### What to produce
In this exercise, the entries below include pictures. Repeat exactly the lines from the line with "Give me the matplotlib source for this chart." to the line with "plt.rcParams['font.family'] = ['Liberation", including both, but without the pictures.

### Data records

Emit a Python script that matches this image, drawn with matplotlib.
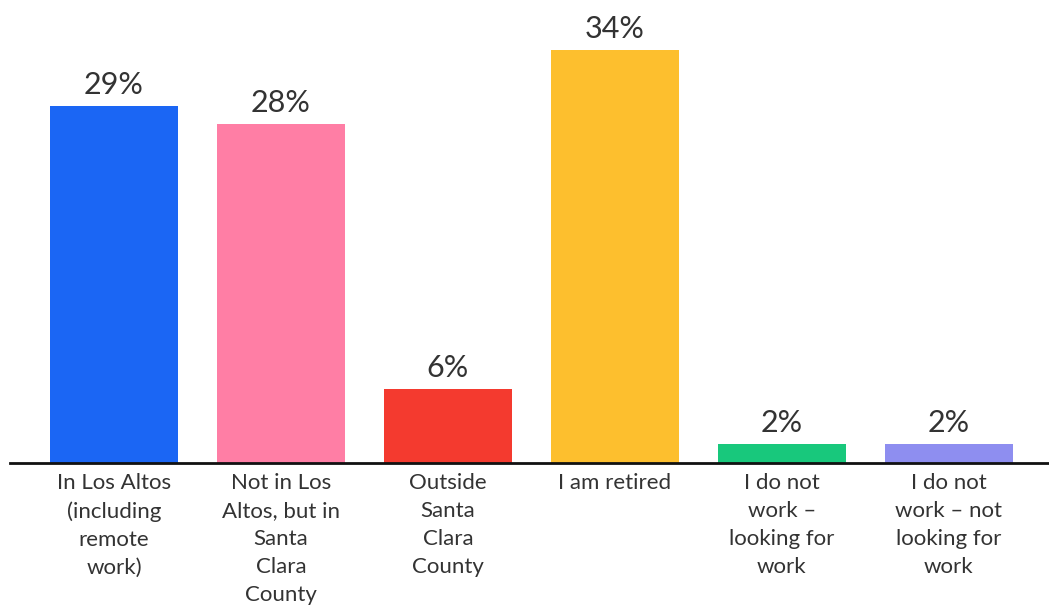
import matplotlib.pyplot as plt

categories = [
    "In Los Altos\n(including\nremote\nwork)",
    "Not in Los\nAltos, but in\nSanta\nClara\nCounty",
    "Outside\nSanta\nClara\nCounty",
    "I am retired",
    "I do not\nwork \u2013\nlooking for\nwork",
    "I do not\nwork \u2013 not\nlooking for\nwork",
]
values = [29.4, 27.9, 6.1, 34.0, 1.6, 1.6]
labels = ["29%", "28%", "6%", "34%", "2%", "2%"]
colors = ["#1B66F4", "#FF7EA5", "#F43A2F", "#FDBF2E", "#18C87C", "#8E8EF0"]

fig = plt.figure(figsize=(10.49, 6.10), dpi=100)
ax = fig.add_axes([10 / 1049, 147 / 610, 1 - 10 / 1049, 463 / 610])

x = list(range(len(values)))
ax.bar(x, values, width=0.765, color=colors)

for xi, v, lab in zip(x, values, labels):
    ax.annotate(lab, (xi, v), xytext=(0, 5), textcoords="offset points",
                ha="center", va="bottom", fontsize=22, color="#333333",
                family="Lato")

for xi, cat in zip(x, categories):
    ax.text(xi, -0.8, cat, ha="center", va="top", fontsize=16,
            color="#333333", family="Lato", linespacing=1.5)

ax.set_xlim(-0.623, 5.6)
ax.set_ylim(0, 38.1)
ax.axhline(0, color="#111111", linewidth=2, clip_on=False)
ax.axis("off")

fig.savefig("out.png", dpi=100)
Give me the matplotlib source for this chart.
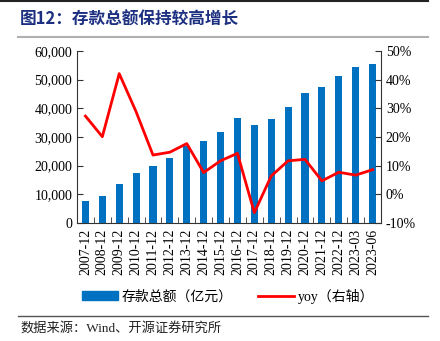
import numpy as np
import matplotlib
matplotlib.use("Agg")
import matplotlib.pyplot as plt
from matplotlib.lines import Line2D
from matplotlib.patches import Patch
from matplotlib.ticker import FuncFormatter, FixedLocator

plt.rcParams['font.family'] = ['Liberation Serif', 'Noto Sans CJK SC', 'DejaVu Sans']

# 数据
periods = ['2007-12', '2008-12', '2009-12', '2010-12', '2011-12', '2012-12',
           '2013-12', '2014-12', '2015-12', '2016-12', '2017-12', '2018-12',
           '2019-12', '2020-12', '2021-12', '2022-12', '2023-03', '2023-06']
deposits = [7700, 9500, 13500, 17300, 19800, 22700, 26900, 28600, 31900,
            36500, 34200, 36300, 40500, 45400, 47400, 51200, 54500, 55500]
yoy = [27.3, 20.1, 42.1, 28.8, 13.7, 14.7, 17.7, 7.6, 11.7,
       14.3, -6.4, 6.4, 11.7, 12.2, 4.7, 7.7, 6.7, 8.6]

bar_color = '#0070C0'
line_color = '#FF0000'
cjk = ['Noto Sans CJK SC', 'DejaVu Sans']
cjk_serif = ['Liberation Serif', 'Noto Sans CJK SC']

fig = plt.figure(figsize=(4.4, 3.41), dpi=100)

# 页眉线与标题
fig.add_artist(Line2D([0, 428 / 440], [1 - 1 / 341, 1 - 1 / 341], color='#222222', lw=1.5))
fig.add_artist(Line2D([18 / 440, 428 / 440], [1 - 37 / 341, 1 - 37 / 341], color='#b0b0b0', lw=1.5))
fig.text(20 / 440, 1 - 20 / 341, '图12：存款总额保持较高增长', family=cjk, fontsize=12,
         fontweight='bold', color='#1c2f80', va='center', ha='left')

ax = fig.add_axes([77 / 440, 1 - 223 / 341, (381 - 77) / 440, (223 - 51) / 341])
x = np.arange(len(periods))
ax.bar(x, deposits, width=0.42, color=bar_color, zorder=2)
ax.set_ylim(0, 60000)
ax.set_xlim(-0.5, len(periods) - 0.5)
ax.yaxis.set_major_formatter(FuncFormatter(lambda v, p: f'{int(v):,}'))
ax.set_yticks(np.arange(0, 60001, 10000))
ax.set_xticks(x)
ax.set_xticklabels(periods, rotation=90, fontsize=10)
ax.tick_params(axis='x', which='major', length=0, pad=4)
ax.xaxis.set_minor_locator(FixedLocator(np.arange(-0.5, len(periods), 1)))
ax.tick_params(axis='x', which='minor', direction='in', length=4, color='#333333')
ax.tick_params(axis='y', direction='in', length=4, labelsize=10, color='#333333')
for s in ['top', 'right']:
    ax.spines[s].set_visible(False)
for s in ['left', 'bottom']:
    ax.spines[s].set_color('#333333')

ax2 = ax.twinx()
ax2.plot(x, yoy, color=line_color, lw=2, zorder=3)
ax2.set_ylim(-10, 50)
ax2.set_yticks(np.arange(-10, 51, 10))
ax2.yaxis.set_major_formatter(FuncFormatter(lambda v, p: f'{int(v)}%'))
ax2.tick_params(axis='y', direction='in', length=4, labelsize=10, color='#333333')
for s in ['top', 'left', 'bottom']:
    ax2.spines[s].set_visible(False)
ax2.spines['right'].set_color('#333333')

handles = [Patch(color=bar_color), Line2D([0], [0], color=line_color, lw=2)]
fig.legend(handles, ['存款总额（亿元）', 'yoy（右轴）'], loc='center', ncol=2,
           bbox_to_anchor=(228 / 440, 1 - 296 / 341), frameon=False,
           prop={'family': cjk_serif, 'size': 10}, handlelength=2.6,
           handleheight=0.6, columnspacing=1.8, handletextpad=0.3)

fig.add_artist(Line2D([18 / 440, 428 / 440], [1 - 316 / 341, 1 - 316 / 341], color='#555555', lw=1))
fig.text(20 / 440, 1 - 328 / 341, '数据来源：Wind、开源证券研究所', family=cjk_serif,
         fontsize=9.5, color='#222222', va='center', ha='left')

fig.savefig('out.png', dpi=100)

### Answer to this problem
Give me the matplotlib source for this chart.
import numpy as np
import matplotlib
matplotlib.use("Agg")
import matplotlib.pyplot as plt
from matplotlib.lines import Line2D
from matplotlib.patches import Patch
from matplotlib.ticker import FuncFormatter, FixedLocator

plt.rcParams['font.family'] = ['Liberation Serif', 'Noto Sans CJK SC', 'DejaVu Sans']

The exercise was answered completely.